11 laws of internal communications

How many laws have you broken lately?

Corporate communicators juggle various tasks daily, and sometimes, they get so busy that they overlook why they’re doing something, and what they hope to achieve. Follow these laws to right your ship.

1. The law of the myth of internal communications

Information out is not communication.

Perhaps the most fundamental law of all is that communication involves at least two active participants.

Too often, organizations claim to have communicated when in fact they have simply sent out information. Communication takes place over a period of time and, within business, should serve to move people along a path from awareness to understanding to, finally, actualization.

2. The law of candor

Employees are adults—give them the whole truth and nothing but.

The law of candor is really about treating people as adults. Openness, truthfulness, honesty and other similar values allow for people to participate with a level of trust. With trust established, there is an increased probability of support for corporate strategy at all levels.

3. The law of strategic leverage

If you are not focused on business strategy, you are playing in the wrong box.

Align all communications to leadership and strategy. Help each employee understand the journey the company is on, what the core areas of focus are and how they fit in and contribute.

Focus not on convincing leaders to support internal communication—show them the value by demonstrating a return on the investment they are making.

4. The law of context

Change is the real work.

The world of business has undergone significant change—change that is not only continuous but is occurring at a faster and faster pace—thus maximizing the need for managers and employees to make better and quicker decisions.

Build overall staff awareness and understanding of your business environment—focus efforts on getting them to a point where they can make effective decisions that are clearly tied to the strategic intent without having to seek permission from someone else.

5. The law of intent

Before communicating, get clear about what needs to change and what behaviors you are seeking .

Communication occurs constantly within organizations. Unfortunately, communication (or rather poor communication) is blamed for so many of the problems, mistakes and errors that occur.

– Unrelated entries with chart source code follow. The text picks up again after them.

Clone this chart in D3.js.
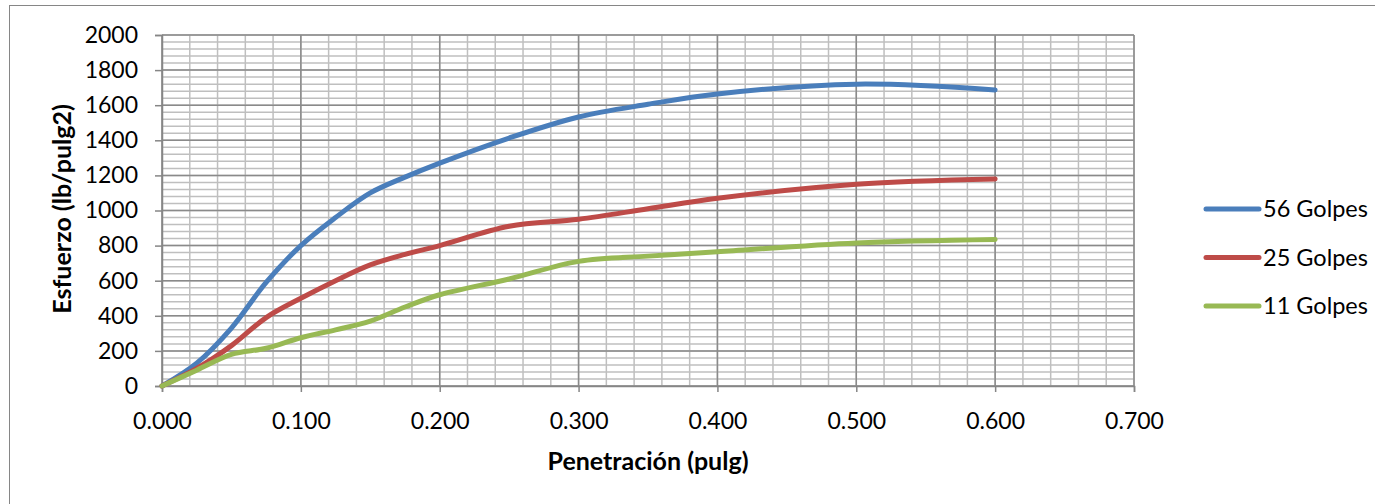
<!DOCTYPE html>
<html><head><meta charset="utf-8">
<script src="https://cdn.jsdelivr.net/npm/d3@7"></script>
<style>body{margin:0;background:#fff}svg{display:block}text{font-family:Lato,"Open Sans",sans-serif}</style>
</head><body><svg id="c" width="1375" height="504"></svg>
<script>
const penetration = [0, 0.025, 0.05, 0.075, 0.1, 0.125, 0.15, 0.175, 0.2, 0.25, 0.3, 0.35, 0.4, 0.5, 0.6];
const golpes56 = [0, 130, 330, 590, 800, 960, 1100, 1190, 1270, 1413, 1533, 1605, 1664, 1720, 1687];
const golpes25 = [0, 100, 230, 390, 500, 600, 690, 750, 800, 910, 950, 1010, 1070, 1150, 1180];
const golpes11 = [0, 90, 180, 215, 275, 320, 370, 450, 520, 610, 710, 740, 765, 815, 835];
const seriesNames = ["56 Golpes", "25 Golpes", "11 Golpes"];
const seriesColors = ["#4a7ebb", "#be4b48", "#98b954"];
const xTicks = [0, 0.1, 0.2, 0.3, 0.4, 0.5, 0.6, 0.7];
const yTicks = [0, 200, 400, 600, 800, 1000, 1200, 1400, 1600, 1800, 2000];

const svg = d3.select("#c");
const L = 162, R = 1134, T = 35, B = 386;
const x = d3.scaleLinear().domain([0, 0.7]).range([L, R]);
const y = d3.scaleLinear().domain([0, 2000]).range([B, T]);

svg.append("rect").attr("x", 9.5).attr("y", 5.5).attr("width", 1400).attr("height", 520)
  .attr("fill", "#fff").attr("stroke", "#868686").attr("stroke-width", 1);

const g = svg.append("g");
const xMinor = d3.range(0, 0.7001, 0.02);
const yMinor = d3.range(0, 2000.1, 40);
g.selectAll(".xm").data(xMinor).join("line")
  .attr("x1", d => x(d)).attr("x2", d => x(d)).attr("y1", T).attr("y2", B)
  .attr("stroke", "#bfbfbf").attr("stroke-width", 1.5);
g.selectAll(".ym").data(yMinor).join("line")
  .attr("y1", d => y(d)).attr("y2", d => y(d)).attr("x1", L).attr("x2", R)
  .attr("stroke", "#bfbfbf").attr("stroke-width", 1.5);
g.selectAll(".xM").data(xTicks).join("line")
  .attr("x1", d => x(d)).attr("x2", d => x(d)).attr("y1", T).attr("y2", B)
  .attr("stroke", "#8a8a8a").attr("stroke-width", 1.5);
g.selectAll(".yM").data(yTicks).join("line")
  .attr("y1", d => y(d)).attr("y2", d => y(d)).attr("x1", L).attr("x2", R)
  .attr("stroke", "#8a8a8a").attr("stroke-width", 1.5);

const xAxis = svg.append("g").attr("transform", `translate(0,${B})`)
  .call(d3.axisBottom(x).tickValues(xTicks).tickFormat(d3.format(".3f")).tickSize(6).tickPadding(21));
const yAxis = svg.append("g").attr("transform", `translate(${L},0)`)
  .call(d3.axisLeft(y).tickValues(yTicks).tickFormat(d3.format("d")).tickSize(7).tickPadding(17));
[xAxis, yAxis].forEach(a => {
  a.selectAll("path").attr("stroke", "#868686").attr("stroke-width", 1.5);
  a.selectAll("line").attr("stroke", "#868686").attr("stroke-width", 1.5);
  a.selectAll("text").attr("font-size", 23).attr("fill", "#000").style("font-family", "Lato");
});
xAxis.selectAll("text").attr("dy", "0.71em");

const all = [golpes56, golpes25, golpes11];
const line = d3.line().x((d, i) => x(penetration[i])).y(d => y(d)).curve(d3.curveCatmullRom.alpha(0.5));
all.forEach((s, k) => {
  svg.append("path").datum(s).attr("d", line).attr("fill", "none")
    .attr("stroke", seriesColors[k]).attr("stroke-width", 5).attr("stroke-linecap", "round");
});

svg.append("text").attr("x", 648).attr("y", 470).attr("text-anchor", "middle")
  .attr("font-size", 25).attr("font-weight", "bold").text("Penetración (pulg)");
svg.append("text").attr("transform", "translate(71,209) rotate(-90)").attr("text-anchor", "middle")
  .attr("font-size", 25).attr("font-weight", "bold").text("Esfuerzo (lb/pulg2)");

const leg = svg.append("g");
seriesNames.forEach((n, k) => {
  const yy = 209 + k * 48.5;
  leg.append("line").attr("x1", 1206).attr("x2", 1259).attr("y1", yy).attr("y2", yy)
    .attr("stroke", seriesColors[k]).attr("stroke-width", 5).attr("stroke-linecap", "round");
  leg.append("text").attr("x", 1263).attr("y", yy).attr("dy", "0.35em")
    .attr("font-size", 23.5).text(n);
});
</script></body></html>
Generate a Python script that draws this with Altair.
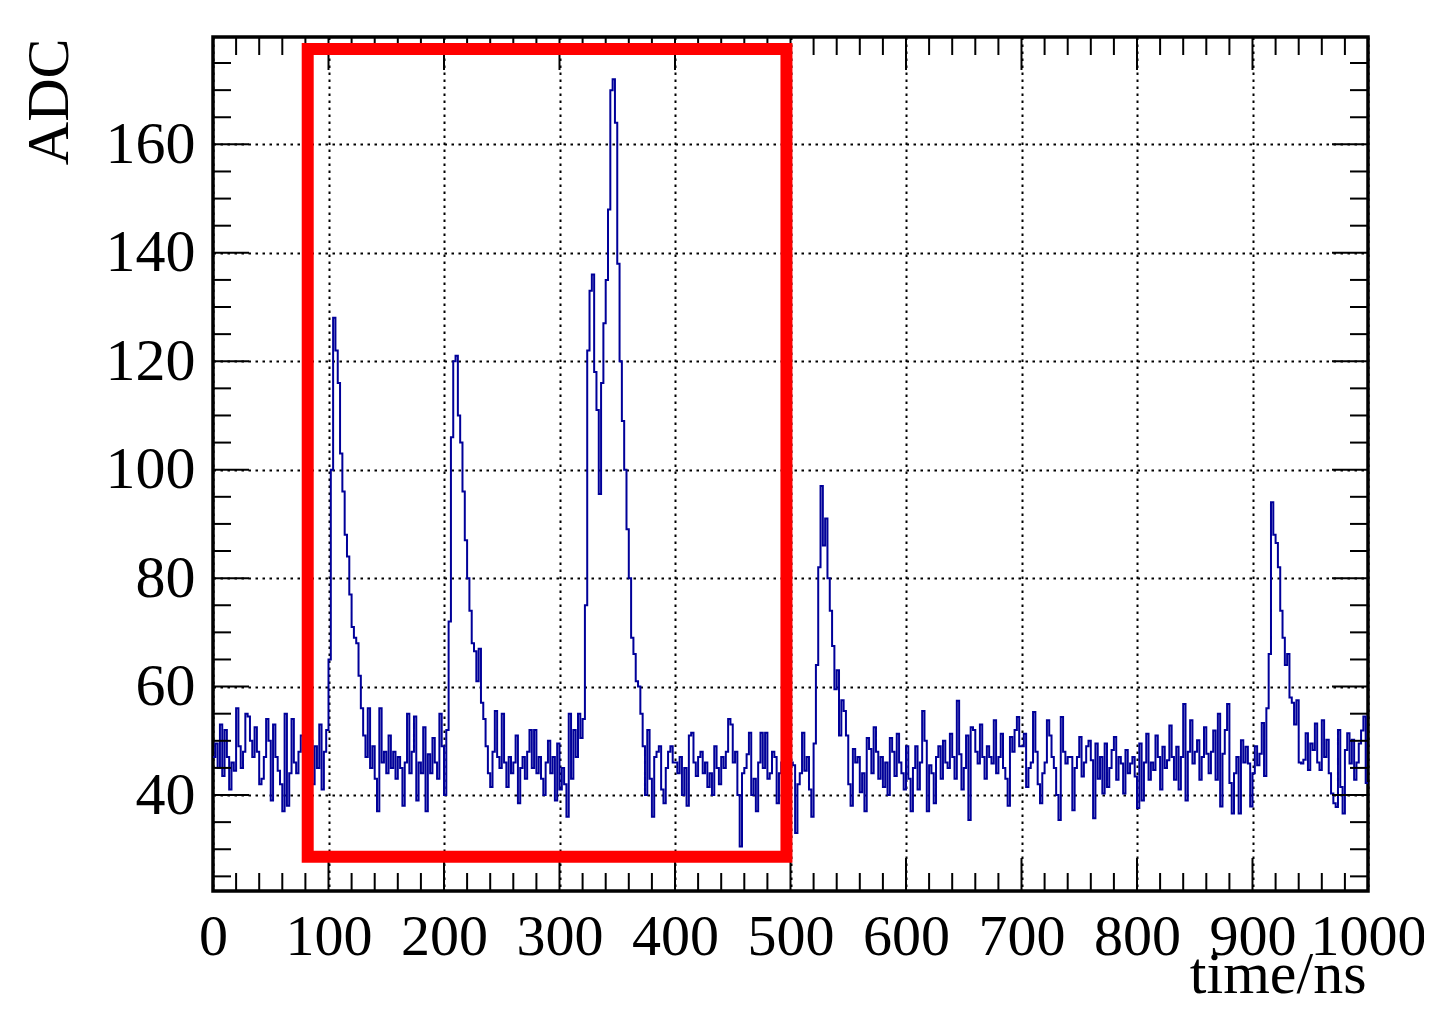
import altair as alt
import pandas as pd

# ---------------- data (ADC samples, 2 ns bins) ----------------
adc_000 = [47, 49.5, 45, 53, 43.5, 52, 47, 41, 46, 44.5,
           56, 49, 45, 48, 55, 54.5, 50, 47, 52.5, 48,
           42, 43, 47, 54, 50, 39, 53, 47, 44.5, 42,
           37, 55, 38, 44, 54, 46, 44, 48, 51, 46,
           47, 44, 50, 42, 49, 45, 53, 41, 48, 52]
adc_100 = [65, 100, 128, 122, 116, 103, 96, 88, 84, 77,
           71, 69, 68, 62, 56, 51, 47, 56, 45, 49,
           43, 37, 56, 46, 48, 44, 51, 45, 48, 43,
           47, 45, 38, 46, 55, 44, 48, 54.5, 39, 46,
           44, 52.5, 37, 47.5, 44, 50.5, 46, 43, 55, 49]
adc_200 = [40, 52, 72, 106, 120, 121, 110, 105, 96, 87,
           80, 74, 68, 66.5, 61, 67, 57, 54, 49, 44,
           41.5, 48, 55.5, 47, 45, 55, 46, 41.5, 47, 44,
           46, 51, 38.5, 45, 47, 43, 48, 52, 45, 52,
           44, 47, 43, 40, 46, 50, 44, 47, 39, 49.5]
adc_300 = [41, 45, 42, 36, 55, 43, 52, 47, 55, 50.5,
           54, 75, 122, 133, 136, 118, 111, 95.5, 116, 127,
           135, 148, 170, 172, 164, 138, 120, 109, 100, 89,
           80, 69, 66, 61, 60, 55, 49, 40, 52, 43,
           36, 47, 48, 49, 41, 38.5, 45, 48, 49, 46]
adc_400 = [46, 44, 47, 40, 45, 38, 51, 51.5, 46, 43.5,
           47, 48, 44, 46, 41.5, 44, 40, 49, 45, 42,
           47, 45, 48, 54, 53, 46, 48, 40, 30.5, 44,
           45, 47.5, 51.5, 40, 43, 37, 46, 51.5, 45, 51.5,
           43, 44, 48, 47, 38.5, 44, 46, 41, 43.5, 47]
adc_500 = [46, 45.5, 33, 42, 44, 51.5, 44.5, 47, 41, 36,
           49.5, 64, 82, 97, 86, 91, 80, 74, 67.5, 59.5,
           63, 51, 57.5, 55.5, 51, 42, 38, 48.5, 46, 47,
           40.5, 44, 37, 50.5, 48.5, 44, 52.5, 48, 43, 47,
           41.5, 46, 40, 50.5, 48, 43.5, 51.3, 46, 44, 41]
adc_600 = [49, 43, 37, 45, 49, 41, 46, 55.5, 50, 37,
           45.5, 44, 38.5, 47, 49, 43, 50, 46, 45, 51.3,
           47, 43, 57.4, 47.5, 41, 45, 51, 35.4, 52.5, 52,
           48, 45.8, 53, 47, 43, 49, 47, 45.8, 53.8, 44,
           47, 51.3, 45, 43, 38, 50.7, 48, 52, 54.4, 49]
adc_700 = [49, 51.3, 41.5, 45, 46, 55.3, 48, 42, 38.5, 44,
           46, 53.8, 51, 47, 45, 40, 35.4, 54.4, 48, 45.8,
           47, 47, 37.2, 45, 47, 50.7, 43.4, 46, 49, 50,
           46.4, 35.7, 49.5, 43, 47, 40.3, 49.5, 41.5, 45, 48.3,
           50.7, 42.8, 47, 45.8, 40.3, 48.3, 44, 45.8, 47, 43.4]
adc_800 = [37.6, 49.5, 39, 46, 51.3, 42.8, 46, 44.6, 51, 47,
           41, 48.9, 45, 46.4, 52.8, 47, 42.8, 48.9, 41, 47,
           56.8, 39, 48, 53.8, 45.8, 48, 50.1, 42.8, 47, 52.5,
           47.6, 44, 48, 51.9, 42.8, 55, 37.9, 47.6, 52, 56.8,
           42.2, 36.6, 44, 47, 36.6, 50.1, 46, 48.9, 45.8, 37.9]
adc_900 = [44, 49, 45.5, 47.6, 53.3, 43.5, 56, 66, 94, 88,
           86.5, 82, 74, 69, 64, 66, 58, 57, 53, 57.5,
           46, 45.8, 46.5, 51.4, 44.6, 49.5, 48.3, 53.2, 46, 44.6,
           53.8, 47, 50.2, 44, 40.3, 38.5, 37.8, 52, 41.5, 36.6,
           48.3, 51.4, 45.8, 50.2, 42.8, 46, 49.5, 51.9, 54.5, 42.2]

bin_width_ns = 2
x_major = [0, 100, 200, 300, 400, 500, 600, 700, 800, 900, 1000]
x_minor = [20, 40, 60, 80, 120, 140, 160, 180, 220, 240, 260, 280,
           320, 340, 360, 380, 420, 440, 460, 480, 520, 540, 560, 580,
           620, 640, 660, 680, 720, 740, 760, 780, 820, 840, 860, 880,
           920, 940, 960, 980]
y_major = [40, 60, 80, 100, 120, 140, 160]
y_minor = [25, 30, 35, 45, 50, 55, 65, 70, 75, 85, 90, 95, 105, 110, 115,
           125, 130, 135, 145, 150, 155, 165, 170, 175]
x_domain = [0, 1000]
y_domain = [22.3, 179.8]
box_time = [82, 496.5]
box_adc = [28.6, 177.6]

# ---------------- build tables ----------------
adc = (adc_000 + adc_100 + adc_200 + adc_300 + adc_400 +
       adc_500 + adc_600 + adc_700 + adc_800 + adc_900)
t = [i * bin_width_ns for i in range(len(adc))]
# closing edge of the last bin
t.append(len(adc) * bin_width_ns)
adc_closed = adc + [adc[-1]]
wave = pd.DataFrame({"t": t, "adc": adc_closed})

W, H = 1155, 854
FONT = "Liberation Serif"
FS = 58

xs = alt.Scale(domain=x_domain, nice=False, zero=False)
ys = alt.Scale(domain=y_domain, nice=False, zero=False)

xaxis = alt.Axis(values=x_major, format="d", grid=True, gridDash=[2.5, 4.5],
                 gridColor="#000000", gridWidth=2, gridOpacity=1,
                 ticks=False, tickSize=0, domain=False,
                 labelFont=FONT, labelFontSize=FS, labelColor="black",
                 labelPadding=17, labelFlush=False, labelOverlap=False,
                 title="time/ns", titleFont=FONT, titleFontSize=60,
                 titleFontWeight="normal", titleColor="black",
                 titleAlign="right", titleBaseline="alphabetic",
                 titleX=W - 2, titleY=101)
yaxis = alt.Axis(values=y_major, format="d", grid=True, gridDash=[2.5, 4.5],
                 gridColor="#000000", gridWidth=2, gridOpacity=1,
                 ticks=False, tickSize=0, domain=False,
                 labelFont=FONT, labelFontSize=60, labelColor="black",
                 labelPadding=18, labelFlush=False, labelOverlap=False,
                 labelBaseline="middle",
                 title="ADC", titleFont=FONT, titleFontSize=60,
                 titleFontWeight="normal", titleColor="black",
                 titleAngle=270, titleAlign="right", titleBaseline="alphabetic",
                 titleX=-146, titleY=1)

line = alt.Chart(wave).mark_line(
    interpolate="step-after", color="#000099", strokeWidth=2, clip=True
).encode(
    x=alt.X("t:Q", scale=xs, axis=xaxis),
    y=alt.Y("adc:Q", scale=ys, axis=yaxis),
)


def yticks(vals, length):
    d = pd.DataFrame({"v": vals})
    base = alt.Chart(d).mark_rule(color="black", strokeWidth=2)
    left = base.encode(y=alt.Y("v:Q", scale=ys, axis=yaxis),
                       x=alt.value(0), x2=alt.value(length))
    right = base.encode(y=alt.Y("v:Q", scale=ys, axis=yaxis),
                        x=alt.value(W - length), x2=alt.value(W))
    return [left, right]


def xticks(vals, length):
    d = pd.DataFrame({"v": vals})
    base = alt.Chart(d).mark_rule(color="black", strokeWidth=2)
    top = base.encode(x=alt.X("v:Q", scale=xs, axis=xaxis),
                      y=alt.value(0), y2=alt.value(length))
    bottom = base.encode(x=alt.X("v:Q", scale=xs, axis=xaxis),
                         y=alt.value(H - length), y2=alt.value(H))
    return [top, bottom]


ticks = (yticks(y_major, 36) + yticks(y_minor, 18) +
         xticks(x_major, 33) + xticks(x_minor, 18))

box_df = pd.DataFrame({"x0": [box_time[0]], "x1": [box_time[1]],
                       "y0": [box_adc[0]], "y1": [box_adc[1]]})
box = alt.Chart(box_df).mark_rect(
    fill="transparent", stroke="#ff0000", strokeWidth=12
).encode(
    x=alt.X("x0:Q", scale=xs, axis=xaxis), x2="x1:Q",
    y=alt.Y("y0:Q", scale=ys, axis=yaxis), y2="y1:Q",
)

chart = alt.layer(line, *ticks, box).properties(
    width=W, height=H,
    autosize=alt.AutoSizeParams(type="none"),
    padding={"left": 205, "top": 29, "right": 56, "bottom": 114},
    background="white",
).configure_view(stroke="black", strokeWidth=3.5)

chart.save("out.html", embed_options={"renderer": "svg", "actions": False})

The law of intent requires that before we begin communicating, we develop a clear understanding of our intent. A few key questions associated with this law must be asked:

– Why am I communicating?

– What will be different as a result of this communications?

– What behaviors need to be adopted by people in the company?

– What current behaviors need to be maintained, altered slightly, or stopped completely?

Once we have clarity with respect to these questions we can begin to plan a communication process to achieve our goals.

6. The law of connection and relevance

Connect the organizational journey to individual journeys.

The law of connection and relevance is about establishing a direct link between the journey of the company and the journey of employees.

Employee engagement, as we know, has rapidly risen to the top of the must do list for organizations. At the heart of engagement is a connection between each employee, their manager, their colleagues and the business itself.

We must work with this law to ensure that all we do, and all we ask of others involved in the communication process helps to establish a clear line of sight between corporate strategy and an individual’s job and interests.

7. The law of participant

Employees are participants, not audiences.

By title, this law of internal communication challenges us to change the way we think about and plan our communication processes. Allowing for conversation, dialogue and (perhaps most importantly) listening actively becomes a necessity rather than a consideration. If we choose not to allow staff to participate, our ability to engage and retain them will be diminished significantly.

8. The law of the water cooler

Enable managers to fulfill their roles.

Regardless of how communications happens, there are two things we need to be acutely aware of: the grapevine and the moments of truth that occur when an employee asks a manager or leader a question at the water cooler, or wherever.

The manager/supervisor plays a critical role so efforts to ensure they can perform this role must be made. Support them in every way possible; ensure they understand their role and what is expected of them. Managers are paid to guide the implementation of business strategy, ensure goals and objectives are met and to engage those they lead. The law of the water cooler reminds us to not only make sure they understand what they are there to do but to provide the support needed to ensure they can actually do it.

9. The law of appropriate application

Know what you are trying to achieve and use the appropriate tools to get there.

As the saying goes, one size doesn’t fit all and when it comes to communicating with staff, this law must not be forgotten.

Know what you are trying to achieve and use the appropriate tool (as determined by the tool itself and those we are communicating with) to get to that point.

10. The law of perception

Perception is, as they say, reality.

Know what the current realities are and how you can either use them or work past them if needed. Perceptions are rooted in culture, history and experience. Therefore, don’t beat yourself up if the perceptions are difficult to overcome. Just keep to the script and reinforce the basic messages with sincerity, openness and a desire to engage in conversation.

11. The law of continuous learning

If you are not continuously measuring and raising the bar, you cannot succeed.

We recognize that communications, while it can be planned and managed, is not the most precise process and therefore requires that we measure our progress and adjust as we go.

The law of continuous learning requires that we monitor, measure and implement changes based on what we learn—continuously.